HC sets aside order revoking Modi’s passport
Observing that “extraneous considerations and irrelevant materials” had been taken into account by the passport officials while issuing their orders, the Delhi High court on Wednesday set aside the 2011 orders revoking the passport of former IPL commissioner Lalit Modi.
Modi, who has been living in the UK since his ignominious departure following the 2010 IPL scandal, had challenged the orders issued by the Regional Passport Office (RPO) in 2011. The RPO had revoked his passport after he had failed to appear before the Directorate of Enforcement (ED) in response to summons issued in a case relating to alleged violation of the Foreign Exchange Management Act (FEMA) and Income Tax act in the IPL scam.
The RPO order had stated that the passport was being revoked in ‘public interest’. At the time that the summons were issued and the RPO order was passed Modi had already left India and was residing in UK.
The court of Justice BD Ahmed and Justice Vibhu Bakhru in its judgment has held that the passport office should not have taken into account the allegations of FEMA violations, since the ED was looking into the case.
“The Passport Officer was not at all concerned with the merits of the alleged FEMA violations or the extent of alleged FEMA violations,” the court has held.
Giving further relief to Modi, the court also held that there had been no need to compel him to attend the hearing in India, since he had already agreed to give all the relevant information, and he was being represented by his legal representative in the ED hearing.
“FEMA does not entail custodial interrogation and, therefore, a request for an alternative mode examination under video conferencing was certainly an option available with the Directorate of Enforcement and should not have been simply shrugged aside,” said the court.
The passport office, says the judgment, “could not have returned findings with regard to the appellant appearing to have committed contraventions of the provisions of FEMA to the extent of hundreds of crores of rupees and to have taken personal benefits by acquiring huge sums of money and to be suspected to have parked the same outside India. This was not for the Passport Officer to examine.”

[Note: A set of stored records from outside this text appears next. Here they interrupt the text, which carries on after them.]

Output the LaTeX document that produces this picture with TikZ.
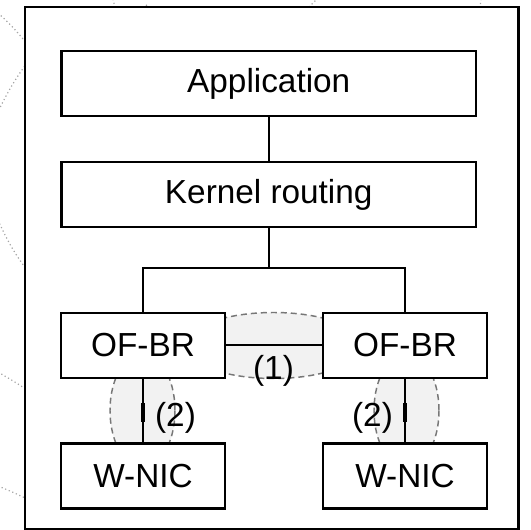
\documentclass[tikz,border=0pt]{standalone}
\usepackage{fontspec}
\setmainfont{Liberation Sans}
\definecolor{zonefill}{HTML}{F2F2F2}
\definecolor{zoneline}{HTML}{777777}
\definecolor{faint}{HTML}{A5A5A5}
\begin{document}
\begin{tikzpicture}[x=0.75pt,y=-0.75pt,
  box/.style={draw=black,fill=white,line width=1.6pt,inner sep=0pt,
    font=\fontsize{25}{30}\selectfont},
  widebox/.style={box,minimum width=310.9pt,minimum height=48.75pt},
  smallbox/.style={box,minimum width=122.5pt,minimum height=48.75pt},
  link/.style={draw=black,line width=1.5pt},
  zone/.style={fill=zonefill,draw=zoneline,line width=1.1pt,dash pattern=on 4.5pt off 3pt},
  tag/.style={inner sep=0pt,font=\fontsize{25}{30}\selectfont},
  coverage/.style={draw=faint,line width=0.9pt,dotted}]
\useasboundingbox (0,0) rectangle (531,530);
\begin{scope}
\clip (0,0) rectangle (531,530);
% faint coverage arcs behind the host frame
\draw[coverage] (-2,13) .. controls (8,22) and (17,31) .. (27,44);
\draw[coverage] (27,63) .. controls (15,79) and (6,95) .. (-2,112);
\draw[coverage] (-2,220) .. controls (6,238) and (14,253) .. (27,270);
\draw[coverage] (-2,372) .. controls (8,378) and (17,383) .. (27,390);
\draw[coverage] (-2,486) .. controls (8,490) and (17,494) .. (27,499);
\draw[coverage] (113,-1) -- (115,8);
\draw[coverage] (146,5) -- (151,8);
\draw[coverage] (318,-2) -- (308,8);
\draw[coverage] (481,-1) -- (480,8);
% host frame
\draw[black,fill=white,line width=2pt] (25,7) rectangle (518.5,529);
\end{scope}

% shaded link zones
\path[zone] (273.5,345.5) ellipse [x radius=89, y radius=33];
\path[zone] (142.5,410.5) ellipse [x radius=32.5, y radius=57];
\path[zone] (406.5,410.5) ellipse [x radius=32.5, y radius=57];

% stack
\node[widebox] (app) at (268.75,83.5) {Application};
\node[widebox] (kern) at (268.75,194.5) {Kernel routing};
\node[smallbox] (brl) at (143,345.2) {OF-BR};
\node[smallbox] (brr) at (405,345.2) {OF-BR};
\node[smallbox] (nicl) at (143,476) {W-NIC};
\node[smallbox] (nicr) at (405,476) {W-NIC};
\coordinate (fork) at (268.75,268);

% connectors
\draw[link] (app) -- (kern);
\draw[link] (kern.south) -- (fork);
\draw[link] (fork) -| (brl.north);
\draw[link] (fork) -| (brr.north);
\draw[link] (brl) -- (brr);
\draw[link] (brl) -- (nicl);
\draw[link] (brr) -- (nicr);
\draw[draw=black,line width=2.4pt] (143,403) -- (143,422);
\draw[draw=black,line width=2.4pt] (405,403) -- (405,422);

% labels
\node[tag] (l1) at (273.5,371) {(1)};
\node[tag] (l2) at (175.5,417.5) {(2)};
\node[tag] (l3) at (372.5,417.5) {(2)};
\end{tikzpicture}
\end{document}
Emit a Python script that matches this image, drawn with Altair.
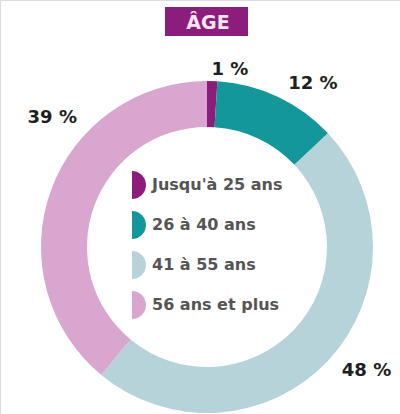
import altair as alt
import pandas as pd

# ---- data ----
categories = ["Jusqu'à 25 ans", "26 à 40 ans", "41 à 55 ans", "56 ans et plus"]
values = [1, 12, 48, 39]
labels = ["1 %", "12 %", "48 %", "39 %"]
colors = ["#8C1D7C", "#13979A", "#B5D3D8", "#D8A6CF"]
title_text = "ÂGE"

df = pd.DataFrame({"cat": categories, "val": values, "label": labels, "order": list(range(len(values)))})

# ---- layout / style ----
W, H = 400, 414
CX, CY = 207, 247
R_OUT, R_IN = 166, 120
R_LABEL = 190
# per-label nudges (dx, dy) away from the slice mid-angle position
nudges = {"1 %": (17, 13), "12 %": (25, 9), "48 %": (21, -6), "39 %": (24, -65)}

semi = "M0,-1A1,1,0,0,1,0,1Z"

base = alt.Chart(df)

arcs = base.mark_arc(innerRadius=R_IN, outerRadius=R_OUT, strokeWidth=0).encode(
    theta=alt.Theta("val:Q", stack=True),
    order=alt.Order("order:Q"),
    x=alt.value(CX),
    y=alt.value(CY),
    color=alt.Color(
        "cat:N",
        scale=alt.Scale(domain=categories, range=colors),
        sort=categories,
        legend=alt.Legend(
            title=None,
            orient="none",
            legendX=118,
            legendY=171,
            padding=0,
            symbolType=semi,
            symbolSize=784,
            symbolStrokeWidth=0,
            symbolOpacity=1,
            labelFont="DejaVu Sans",
            labelFontSize=16,
            labelFontWeight="bold",
            labelColor="#555555",
            labelOffset=6,
            rowPadding=12,
            labelLimit=300,
        ),
    ),
)

lab_base = (
    base.transform_joinaggregate(total="sum(val)")
    .transform_window(cum="sum(val)", sort=[alt.SortField("order")], frame=[None, 0])
    .transform_calculate(mid="2*PI*(datum.cum - datum.val/2)/datum.total")
    .transform_calculate(
        px=f"{CX} + {R_LABEL}*sin(datum.mid)",
        py=f"{CY} - {R_LABEL}*cos(datum.mid)",
    )
)

label_layers = []
for lab in labels:
    dx, dy = nudges[lab]
    label_layers.append(
        lab_base.transform_filter(alt.datum.label == lab)
        .mark_text(font="DejaVu Sans", fontSize=18, fontWeight="bold", color="#1e1e1e", dx=dx, dy=dy)
        .encode(
            x=alt.X("px:Q", scale=None, axis=None),
            y=alt.Y("py:Q", scale=None, axis=None),
            text="label:N",
        )
    )

title_box = alt.Chart(pd.DataFrame({"t": [title_text]})).mark_rect(color="#8B1D7D").encode(
    x=alt.value(165), x2=alt.value(248), y=alt.value(7), y2=alt.value(36)
)
title_lbl = alt.Chart(pd.DataFrame({"t": [title_text]})).mark_text(
    font="DejaVu Sans", fontSize=19, fontWeight="bold", color="#F6E4F2", baseline="middle", align="center"
).encode(x=alt.value(208), y=alt.value(23), text="t:N")

chart = alt.layer(arcs, *label_layers, title_box, title_lbl).properties(
    width=W, height=H, padding=0, autosize=alt.AutoSizeParams(type="none")
).configure_view(stroke=None).configure(background="white")

chart.save("out.html", embed_options={"renderer": "svg", "actions": False})
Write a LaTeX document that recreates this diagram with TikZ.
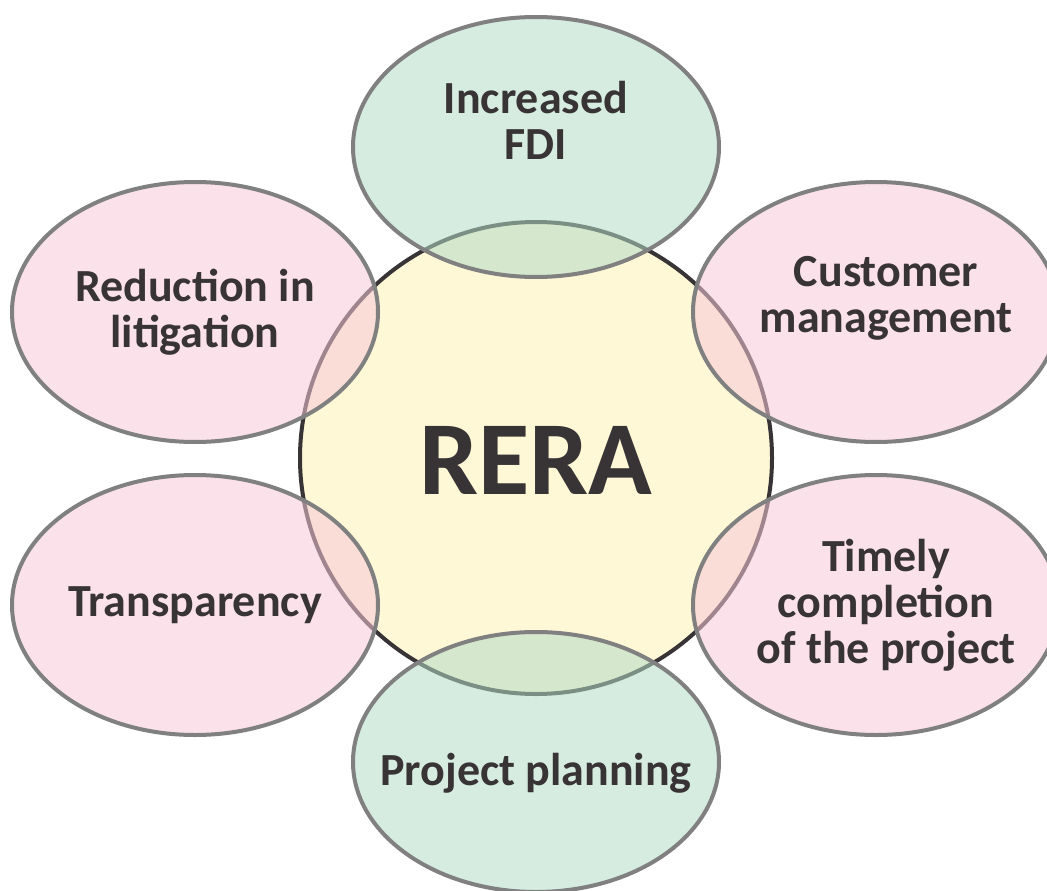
\documentclass[tikz,border=0pt]{standalone}
\usepackage{fontspec}
\setmainfont{Carlito}
\usepackage{tikz}
\usetikzlibrary{shapes.geometric}
\definecolor{inkgray}{RGB}{56,51,53}
\definecolor{rimgray}{RGB}{128,128,128}
\definecolor{pinkfill}{RGB}{246,200,216}
\definecolor{greenfill}{RGB}{180,220,198}
\definecolor{yellowfill}{RGB}{255,248,214}

\begin{document}
\begin{tikzpicture}[x=1pt,y=-1pt,
    hub/.style={circle,draw=inkgray,line width=4pt,fill=yellowfill,minimum size=472pt,inner sep=0pt},
    blob/.style={ellipse,draw=rimgray,line width=4pt,fill opacity=0.55,minimum width=366pt,minimum height=260pt,inner sep=0pt},
    pinkblob/.style={blob,fill=pinkfill},
    greenblob/.style={blob,fill=greenfill},
    txt/.style={text=inkgray,font=\bfseries\fontsize{46}{46}\selectfont,align=center}]
        \useasboundingbox(0,0)rectangle(1047,891);
        \node[hub](rera)at(536,458){};
        \node[greenblob](fdi)at(536,147){};
        \node[greenblob](plan)at(536,762){};
        \node[pinkblob](litig)at(195,312){};
        \node[pinkblob](transp)at(195,605){};
        \node[pinkblob](cust)at(876,312){};
        \node[pinkblob](timely)at(876,605){};
        \node[text=inkgray,font=\bfseries\fontsize{105}{105}\selectfont](rera-t)at([yshift=-2]rera.center){RERA};
        \node[txt](fdi-t)at([yshift=27]fdi.center){Increased\\FDI};
        \node[txt](plan-t)at([yshift=-11]plan.center){Project planning};
        \node[txt](litig-t)at(litig.center){Reduction in\\litigation};
        \node[txt](transp-t)at(transp.center){Transparency};
        \node[txt](cust-t)at([xshift=10,yshift=14]cust.center){Customer\\management};
        \node[txt](timely-t)at([xshift=10]timely.center){Timely\\completion\\of the project};
    \end{tikzpicture}
\end{document}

Further, the court had held that since there was a “specific procedure and there are specific statutory provisions for any default in non-compliance with summonses under FEMA itself read with relevant provisions of the Income -tax Act and the CPC, the revocation of the appellant’s passport for that so-called default (which is yet to be adjudicated upon), on the ground that it was in the interests of the general public, was not lawful.”
The court also accepted Modi’s argument that his fundamental freedom of speech and expression had been violated by the order, because he had been unable to travel anywhere except within the UK after his passport had been revoked. The court had noted that the “reasonable restrictions” allowed by the Constitution on fundamental rights did not apply in this case.
Further, the court also raised the question of why such orders had been passed by the RPO.
“In fact, would the Enforcement of Directorate have even requested the Regional Passport Officer for taking action under the Passports Act? We think not. And, we must remember that the passport is essentially required for departure from India. The appellant is already in UK,” said the court.